Data entries
+===+
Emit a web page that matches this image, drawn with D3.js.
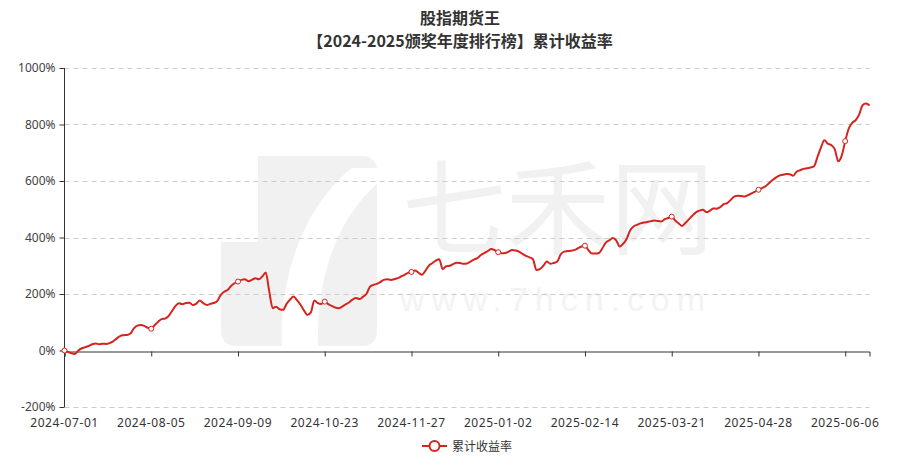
<!DOCTYPE html>
<html><head><meta charset="utf-8">
<script src="https://cdn.jsdelivr.net/npm/d3@7/dist/d3.min.js"></script>
<style>body{margin:0;background:#fff}svg{display:block;font-family:"Noto Sans CJK SC","Noto Sans",sans-serif}</style>
</head><body><svg id="c" width="920" height="465"></svg>
<script>
const holidays = ["2024-09-16","2024-09-17","2024-10-01","2024-10-02","2024-10-03","2024-10-04","2024-10-07",
"2025-01-01","2025-01-28","2025-01-29","2025-01-30","2025-01-31","2025-02-03","2025-02-04","2025-04-04",
"2025-05-01","2025-05-02","2025-05-05","2025-06-02"];
const startDate = "2024-07-01", endDate = "2025-06-17";
const tickLabels = ["2024-07-01","2024-08-05","2024-09-09","2024-10-23","2024-11-27","2025-01-02","2025-02-14","2025-03-21","2025-04-28","2025-06-06"];
const yTicks = [-200,0,200,400,600,800,1000];
const values = [0,-5,-10,-12,0,8,12,16,22,25,22,24,23,26,32,42,51,54,55,60,
78,88,90,87,80,77,90,102,111,113,122,140,158,167,164,168,169,161,166,177,
168,161,165,168,175,196,208,214,228,238,244,250,252,245,250,256,252,262,276,210,
150,155,146,144,165,180,191,178,162,142,126,135,177,168,165,173,164,158,152,150,
155,163,170,180,186,182,190,200,225,232,236,242,250,252,250,252,256,262,268,275,
278,283,276,268,282,300,309,318,323,288,298,300,306,311,310,307,308,315,322,327,
338,345,352,359,355,348,344,345,350,356,354,350,342,335,330,323,285,288,300,315,
307,310,315,340,350,352,353,356,362,368,371,355,343,343,345,362,382,390,398,390,
368,378,395,425,439,445,450,453,455,458,460,458,457,465,469,474,460,450,441,452,
465,478,489,495,498,490,495,503,502,508,518,522,533,545,548,547,545,550,556,562,
569,575,581,592,603,612,619,622,625,624,619,633,638,643,645,648,652,685,718,744,
732,727,712,670,690,741,785,806,815,835,868,874,867];
const seriesName = "累计收益率";
const titleLines = ["股指期货王","【2024-2025颁奖年度排行榜】累计收益率"];

// trading calendar
const fmt = d3.timeFormat("%Y-%m-%d"), parse = d3.timeParse("%Y-%m-%d");
const dates = d3.timeDays(parse(startDate), d3.timeDay.offset(parse(endDate),1))
  .filter(d => d.getDay()!==0 && d.getDay()!==6).map(fmt).filter(s => !holidays.includes(s));
const data = dates.map((d,i)=>({d, v: values[i]})).filter(p => p.v !== undefined);

const svg = d3.select("#c");
const L=64.5, R=869.5, T=68, B=407;
const x = d3.scalePoint().domain(data.map(p=>p.d)).range([L,R]);
const y = d3.scaleLinear().domain([-200,1000]).range([B,T]);
const red = "#d7231d";

// watermark
const wm = svg.append("g").attr("fill","#f1f1f1");
wm.append("rect").attr("x",221).attr("y",156).attr("width",156).attr("height",190).attr("rx",14);
wm.append("path").attr("fill","#fff").attr("d","M221,156 L258,156 L258,242 L221,242 Z");
wm.append("path").attr("fill","#fff").attr("d","M352,168 C310,200 278,270 282,346 L318,346 C316,280 336,220 377,184 L377,168 Z");
wm.append("text").attr("x",558).attr("y",247).attr("text-anchor","middle").attr("font-size",104)
  .attr("font-family","Noto Sans CJK SC").text("七禾网");
wm.append("text").attr("x",400).attr("y",311).attr("font-size",34).attr("textLength",305)
  .attr("font-family","Liberation Sans").attr("fill","#f3f3f3").text("www.7hcn.com");

// grid
svg.append("g").selectAll("line").data(yTicks.filter(t=>t!==0)).join("line")
  .attr("x1",L).attr("x2",R).attr("y1",d=>Math.round(y(d))+0.5).attr("y2",d=>Math.round(y(d))+0.5)
  .attr("stroke","#cccccc").attr("stroke-dasharray","5,4");

// y axis
const ya = svg.append("g").attr("transform",`translate(${L},0)`)
  .call(d3.axisLeft(y).tickValues(yTicks).tickSize(5).tickPadding(4).tickFormat(d=>d+"%"));
ya.selectAll("text").attr("font-size",12).attr("fill","#444").attr("font-family","Noto Sans");
ya.selectAll("line,path").attr("stroke","#333");
ya.select(".domain").attr("d",`M0,${B}V${T}`);

// x axis line at zero
const y0 = Math.round(y(0))+0.5;
const xa = svg.append("g").attr("transform",`translate(0,${y0})`)
  .call(d3.axisBottom(x).tickValues(tickLabels).tickSize(5).tickFormat(""));
xa.selectAll("line,path").attr("stroke","#333");
svg.append("g").selectAll("text").data(tickLabels).join("text")
  .attr("x",d=>x(d)).attr("y",427).attr("text-anchor","middle").attr("font-size",12)
  .attr("fill","#333").attr("font-family","Noto Sans").attr("letter-spacing","0.6").text(d=>d);

// line
svg.append("path").datum(data).attr("fill","none").attr("stroke",red).attr("stroke-width",2)
  .attr("stroke-linejoin","round")
  .attr("d",d3.line().x(p=>x(p.d)).y(p=>y(p.v)).curve(d3.curveMonotoneX));
svg.append("g").selectAll("circle").data(data.filter(p=>tickLabels.includes(p.d))).join("circle")
  .attr("cx",p=>x(p.d)).attr("cy",p=>y(p.v)).attr("r",2.5).attr("fill","#fff").attr("stroke",red).attr("stroke-width",1);

// title
svg.append("g").selectAll("text").data(titleLines).join("text")
  .attr("x",460).attr("y",(d,i)=>23.5+i*23.5).attr("text-anchor","middle").attr("font-size",16)
  .attr("font-weight","bold").attr("fill","#333").text(d=>d);

// legend
const lg = svg.append("g");
lg.append("line").attr("x1",422).attr("x2",447).attr("y1",446).attr("y2",446).attr("stroke",red).attr("stroke-width",2);
lg.append("circle").attr("cx",434.5).attr("cy",446).attr("r",5).attr("fill","#fff").attr("stroke",red).attr("stroke-width",2);
lg.append("text").attr("x",452).attr("y",450.5).attr("font-size",12).attr("fill","#333").text(seriesName);
</script></body></html>
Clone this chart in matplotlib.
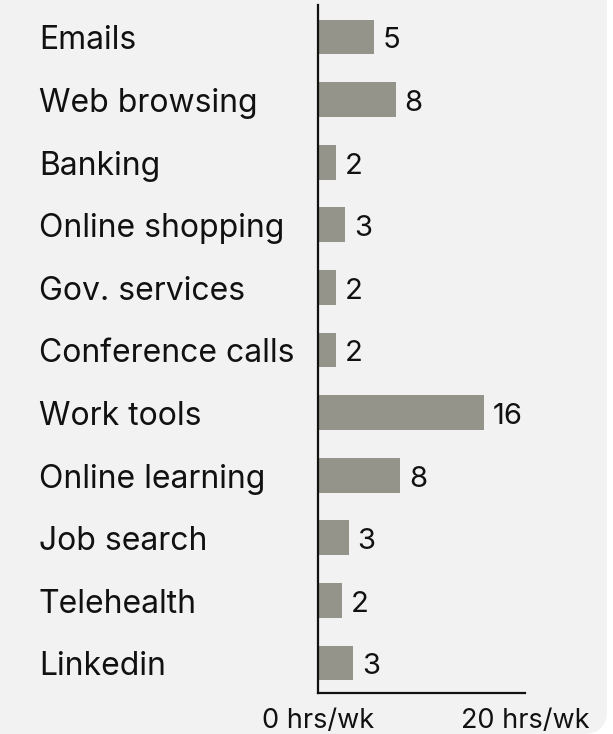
+===+
Transcribe every line in the entries above, taking out only the images.

Emit a web page that matches this image, drawn with D3.js.
<!DOCTYPE html>
<html><head><meta charset="utf-8">
<script src="https://cdn.jsdelivr.net/npm/d3@7/dist/d3.min.js"></script>
<style>body{margin:0;background:#fff}svg{display:block;font-family:"Noto Sans CJK SC","Noto Sans",sans-serif}</style>
</head><body><svg id="c" width="920" height="465"></svg>
<script>
const holidays = ["2024-09-16","2024-09-17","2024-10-01","2024-10-02","2024-10-03","2024-10-04","2024-10-07",
"2025-01-01","2025-01-28","2025-01-29","2025-01-30","2025-01-31","2025-02-03","2025-02-04","2025-04-04",
"2025-05-01","2025-05-02","2025-05-05","2025-06-02"];
const startDate = "2024-07-01", endDate = "2025-06-17";
const tickLabels = ["2024-07-01","2024-08-05","2024-09-09","2024-10-23","2024-11-27","2025-01-02","2025-02-14","2025-03-21","2025-04-28","2025-06-06"];
const yTicks = [-200,0,200,400,600,800,1000];
const values = [0,-5,-10,-12,0,8,12,16,22,25,22,24,23,26,32,42,51,54,55,60,
78,88,90,87,80,77,90,102,111,113,122,140,158,167,164,168,169,161,166,177,
168,161,165,168,175,196,208,214,228,238,244,250,252,245,250,256,252,262,276,210,
150,155,146,144,165,180,191,178,162,142,126,135,177,168,165,173,164,158,152,150,
155,163,170,180,186,182,190,200,225,232,236,242,250,252,250,252,256,262,268,275,
278,283,276,268,282,300,309,318,323,288,298,300,306,311,310,307,308,315,322,327,
338,345,352,359,355,348,344,345,350,356,354,350,342,335,330,323,285,288,300,315,
307,310,315,340,350,352,353,356,362,368,371,355,343,343,345,362,382,390,398,390,
368,378,395,425,439,445,450,453,455,458,460,458,457,465,469,474,460,450,441,452,
465,478,489,495,498,490,495,503,502,508,518,522,533,545,548,547,545,550,556,562,
569,575,581,592,603,612,619,622,625,624,619,633,638,643,645,648,652,685,718,744,
732,727,712,670,690,741,785,806,815,835,868,874,867];
const seriesName = "累计收益率";
const titleLines = ["股指期货王","【2024-2025颁奖年度排行榜】累计收益率"];

// trading calendar
const fmt = d3.timeFormat("%Y-%m-%d"), parse = d3.timeParse("%Y-%m-%d");
const dates = d3.timeDays(parse(startDate), d3.timeDay.offset(parse(endDate),1))
  .filter(d => d.getDay()!==0 && d.getDay()!==6).map(fmt).filter(s => !holidays.includes(s));
const data = dates.map((d,i)=>({d, v: values[i]})).filter(p => p.v !== undefined);

const svg = d3.select("#c");
const L=64.5, R=869.5, T=68, B=407;
const x = d3.scalePoint().domain(data.map(p=>p.d)).range([L,R]);
const y = d3.scaleLinear().domain([-200,1000]).range([B,T]);
const red = "#d7231d";

// watermark
const wm = svg.append("g").attr("fill","#f1f1f1");
wm.append("rect").attr("x",221).attr("y",156).attr("width",156).attr("height",190).attr("rx",14);
wm.append("path").attr("fill","#fff").attr("d","M221,156 L258,156 L258,242 L221,242 Z");
wm.append("path").attr("fill","#fff").attr("d","M352,168 C310,200 278,270 282,346 L318,346 C316,280 336,220 377,184 L377,168 Z");
wm.append("text").attr("x",558).attr("y",247).attr("text-anchor","middle").attr("font-size",104)
  .attr("font-family","Noto Sans CJK SC").text("七禾网");
wm.append("text").attr("x",400).attr("y",311).attr("font-size",34).attr("textLength",305)
  .attr("font-family","Liberation Sans").attr("fill","#f3f3f3").text("www.7hcn.com");

// grid
svg.append("g").selectAll("line").data(yTicks.filter(t=>t!==0)).join("line")
  .attr("x1",L).attr("x2",R).attr("y1",d=>Math.round(y(d))+0.5).attr("y2",d=>Math.round(y(d))+0.5)
  .attr("stroke","#cccccc").attr("stroke-dasharray","5,4");

// y axis
const ya = svg.append("g").attr("transform",`translate(${L},0)`)
  .call(d3.axisLeft(y).tickValues(yTicks).tickSize(5).tickPadding(4).tickFormat(d=>d+"%"));
ya.selectAll("text").attr("font-size",12).attr("fill","#444").attr("font-family","Noto Sans");
ya.selectAll("line,path").attr("stroke","#333");
ya.select(".domain").attr("d",`M0,${B}V${T}`);

// x axis line at zero
const y0 = Math.round(y(0))+0.5;
const xa = svg.append("g").attr("transform",`translate(0,${y0})`)
  .call(d3.axisBottom(x).tickValues(tickLabels).tickSize(5).tickFormat(""));
xa.selectAll("line,path").attr("stroke","#333");
svg.append("g").selectAll("text").data(tickLabels).join("text")
  .attr("x",d=>x(d)).attr("y",427).attr("text-anchor","middle").attr("font-size",12)
  .attr("fill","#333").attr("font-family","Noto Sans").attr("letter-spacing","0.6").text(d=>d);

// line
svg.append("path").datum(data).attr("fill","none").attr("stroke",red).attr("stroke-width",2)
  .attr("stroke-linejoin","round")
  .attr("d",d3.line().x(p=>x(p.d)).y(p=>y(p.v)).curve(d3.curveMonotoneX));
svg.append("g").selectAll("circle").data(data.filter(p=>tickLabels.includes(p.d))).join("circle")
  .attr("cx",p=>x(p.d)).attr("cy",p=>y(p.v)).attr("r",2.5).attr("fill","#fff").attr("stroke",red).attr("stroke-width",1);

// title
svg.append("g").selectAll("text").data(titleLines).join("text")
  .attr("x",460).attr("y",(d,i)=>23.5+i*23.5).attr("text-anchor","middle").attr("font-size",16)
  .attr("font-weight","bold").attr("fill","#333").text(d=>d);

// legend
const lg = svg.append("g");
lg.append("line").attr("x1",422).attr("x2",447).attr("y1",446).attr("y2",446).attr("stroke",red).attr("stroke-width",2);
lg.append("circle").attr("cx",434.5).attr("cy",446).attr("r",5).attr("fill","#fff").attr("stroke",red).attr("stroke-width",2);
lg.append("text").attr("x",452).attr("y",450.5).attr("font-size",12).attr("fill","#333").text(seriesName);
</script></body></html>
Clone this chart in matplotlib.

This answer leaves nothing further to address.